The contextual approach is focused around the region of a human and can provide an important cue to improve human action recognition. In related work, Jain et al. [5] and Zhou et al. [20] showed that object and scene context aid in the recognition of human actions. Jain et al. carried out an evaluation of how much object usage is needed for action recognition [5]. They combined object information with a classifier score into the improved DT (IDT) plus Fisher vectors (FVs) [12] as a motion feature from a human area. A large number of object labels (15,923 objects), e.g., computer and violin, are corresponded to an output function with AlexNet as an object prior. The response of CNN-based object information must be combined with a motion vector for a richer understanding of human actions. In their evaluation, motion + object vector allow us to obtain a better feature in an image sequence. When using object information, the performance rate rises by +3.9 %, +9.9 %, and 0.5 % on UCF101, the THUMOS14 validation set, and KTH, respectively. According to experiments, the object vector improves recognition accuracy on a large-scale action database. Zhou et al. proposed a combination of a contextual human-object interaction and a motion feature for fine-grained action recognition [20]. Object proposals are captured by using BING [3]. However, some useless proposals are generated around a human area. The pruning of extra regions is executed by referring to dense trajectories around object proposals. The recognition rate can be improved with human-object interaction as a mid-level feature. The mid-level feature records an outstanding rate 72.4 % on the MPII cooking dataset [13], which is known as a fine-grained action database. These two examples are convincing enough to integrate a mid-level feature into a motion vector. The mid-level feature including objects and backgrounds are enough to describe the situation around human(s).

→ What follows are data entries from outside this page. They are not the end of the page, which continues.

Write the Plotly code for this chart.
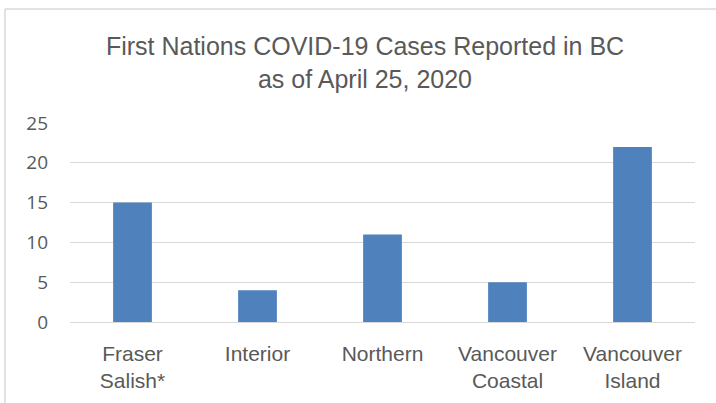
import plotly.graph_objects as go

regions = ["Fraser Salish*", "Interior", "Northern", "Vancouver Coastal", "Vancouver Island"]
tick_labels = ["Fraser<br>Salish*", "Interior", "Northern", "Vancouver<br>Coastal", "Vancouver<br>Island"]
cases = [15, 4, 11, 5, 22]
y_ticks = [0, 5, 10, 15, 20, 25]

W, H = 716, 403
L, R, T, B = 70, 21, 123, 81
pw = W - L - R
ph = H - T - B

fig = go.Figure(go.Bar(
    x=regions, y=cases,
    marker=dict(color="#4F81BD", line=dict(width=0)),
    hoverinfo="x+y",
))

fig.update_layout(
    width=W, height=H,
    margin=dict(l=L, r=R, t=T, b=B),
    paper_bgcolor="white", plot_bgcolor="white",
    bargap=0.69,
    showlegend=False,
    title=dict(
        text="First Nations COVID-19 Cases Reported in BC<br>as of April 25, 2020",
        x=365 / W, xanchor="center", xref="container",
        y=1 - 55 / H, yanchor="middle", yref="container",
        font=dict(family="Liberation Sans, Arial", size=25, color="#595959"),
    ),
    xaxis=dict(
        tickmode="array", tickvals=regions, ticktext=tick_labels,
        tickfont=dict(family="Liberation Sans, Arial", size=21, color="#595959"),
        showgrid=False, showline=False, ticks="", zeroline=False,
        ticklabelstandoff=17,
    ),
    yaxis=dict(
        range=[0, 25], tickmode="array", tickvals=y_ticks,
        tickfont=dict(family="Open Sans, Noto Sans", size=19, color="#595959"),
        showgrid=True, gridcolor="#D9D9D9", gridwidth=1,
        zeroline=True, zerolinecolor="#D9D9D9", zerolinewidth=1,
        showline=False, ticks="", ticklabelstandoff=21,
    ),
    shapes=[
        dict(type="line", xref="paper", yref="paper",
             x0=(5 - L) / pw, x1=(W - L) / pw,
             y0=(H - B - 9) / ph, y1=(H - B - 9) / ph,
             line=dict(color="#D9D9D9", width=1.5)),
        dict(type="line", xref="paper", yref="paper",
             x0=(5 - L) / pw, x1=(5 - L) / pw,
             y0=(H - B - 9) / ph, y1=(H - B - H) / ph,
             line=dict(color="#D9D9D9", width=1.5)),
    ],
)

fig.write_html("out.html", config={"displayModeBar": False},
               post_script="document.body.style.margin='0';document.body.style.overflow='hidden';")
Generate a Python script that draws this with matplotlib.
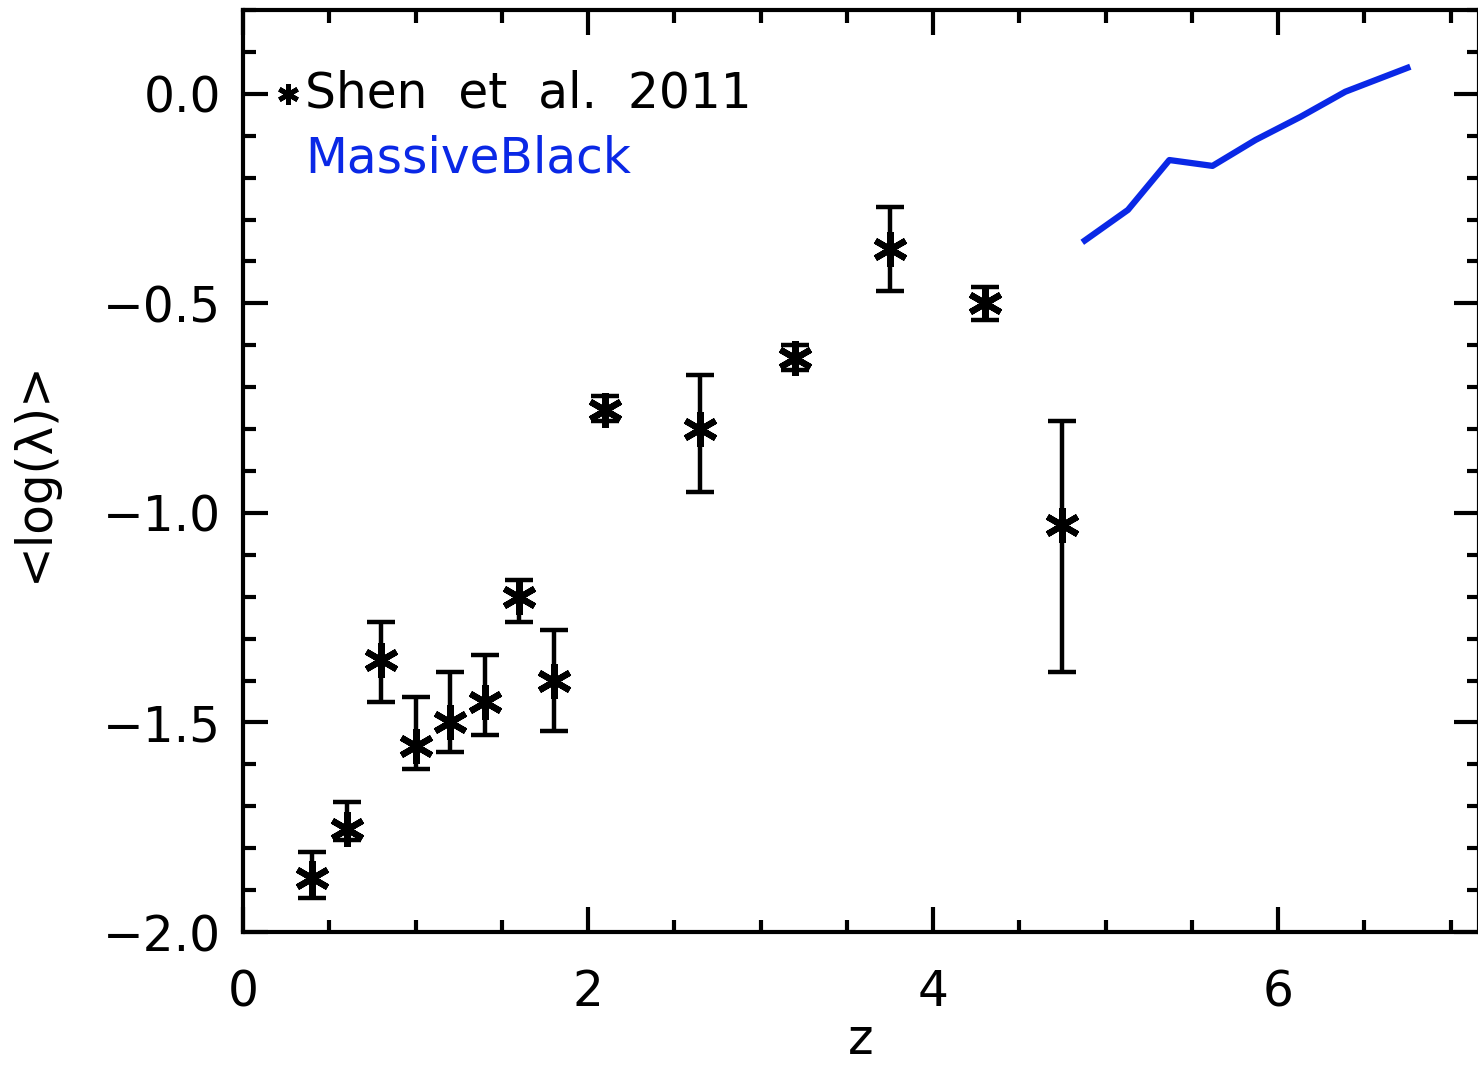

The conventional approaches have implemented video-based human action recognition from a whole image sequence including a background. However, a curious option appears:

  • Human action recognition can be done just by analyzing motion of the background.

To confirm this option, we try to prove the importance of the background on a well-studied dataset [16].

In this paper, we evaluate the effect of the background in human action recognition (see Fig. 1). Our target is to measure a video-based recognition rate with a separated human and background sequence. We employ two-stream CNN [15] as a motion descriptor, and center-around image filtering to blind the human area.

2 Human Action Recognition without Human

The flowchart of human action recognition without human is shown in Fig. 2. The recognition framework is based on the very deep two-stream CNN [19]. We only look at the appearance and motion features of the background sequence.

Fig. 2.
figure 2

Very deep two-stream CNN [19] for human action recognition without human.

Fig. 3.
figure 3

Image filtering for human action recognition without human.

Setting Without a Human (See Fig. 3 Top). In the setting without a human, we calculate the image filtering with a black background as follows:

$$\begin{aligned} I^{'}(x,y)= & {} I(x,y) * f(x,y) \end{aligned}$$
(1)

where \(I^{'}\) and I show the filtered and input images, respectively, and xy are pixel elements. Filter f replaces the center-around area with a black background. (The black background is a controversial representation.) The detailed operation is shown at the top of Fig. 3.

Setting with a Human (see Fig. 3 Bottom). We confirm the importance of the human appearance and motion features from an image sequence as follows:

$$\begin{aligned} \overline{I^{'}}(x,y)= & {} I(x,y) * \overline{f}(x,y) \end{aligned}$$
(2)

where \(\overline{I^{'}}\) and filter \(\overline{f}\) are an inverse image and filter in the setting without a human. The background is eliminated with the inverse filter at the bottom of Fig. 3.

Training of Two-Stream CNN. The learning parameters of the spatial and temporal streams are based on [19]. Our goal is to predict the video label without additional training in the setting without a human (see Fig. 1). By using an original pre-trained model [19], we obtained the following results on UCF101 split 1: 74.86 % (spatial), 80.33 % (temporal), and 84.30 % (two-stream)Footnote 1, as shown in Table 1.

3 Experiment

Dataset. We apply the well-studied UCF101 dataset. This large-scale dataset was mainly collected from YouTube videos of sports and musical instrument performance scenes. The recognition task is to predict an action label from a given video. The dataset contains several computer vision difficulties, e.g., camera motion, scaling, posture change, and viewpoint difference. The mean average accuracy is calculated with three training and test splits. Here we calculate an average precision with training/test split 1.

Table 1. Performance rate on the UCF101 dataset with baseline two-stream CNN
Table 2. Performance rate of human action recognition with or without a human
Fig. 4.
figure 4

Qualitative evaluation of the setting without a human on the UCF101 dataset.

Quantitative Evaluation. Table 2 shows the performance rate on the UCF101 dataset with or without a human. Surprisingly, the two-stream CNN performance was 47.42 % in the setting without a human. We understand that a motion recognition approach relies on a background sequence. The spatial stream is +18.53 % better than the temporal stream. Therefore, an appearance tends to classify between backgrounds. Motion features contribute slightly to the background classification; that is, the performance rate is increased +2.09 % with the temporal stream. The two-stream CNN recorded 56.91 % in the with human setting, which is +9.49 % higher than the setting without a human.

Qualitative Dataset Evaluation. Figure 4 shows examples without a human setting on the UCF101 dataset. Where we evaluated partial and complete images without a human (Figs. 4(a) and (b), respectively), the number of partial images without a human was 1,114 in 3,783 videos. The rate was 29.45 % in UCF101 split 1. The complete images without a human were not found on the videos.

4 Conclusion

To the best of our knowledge, this is the first study of human action recognition without human. However, we should not have done that kind of thing. The motion representation from a background sequence is effective to classify videos in a human action database. We demonstrated human action recognition in with and without a human settings on the UCF101 dataset. The results show the setting without a human (47.42 %) was close to the setting with a human (56.91 %). We must accept this reality to realize better motion representation.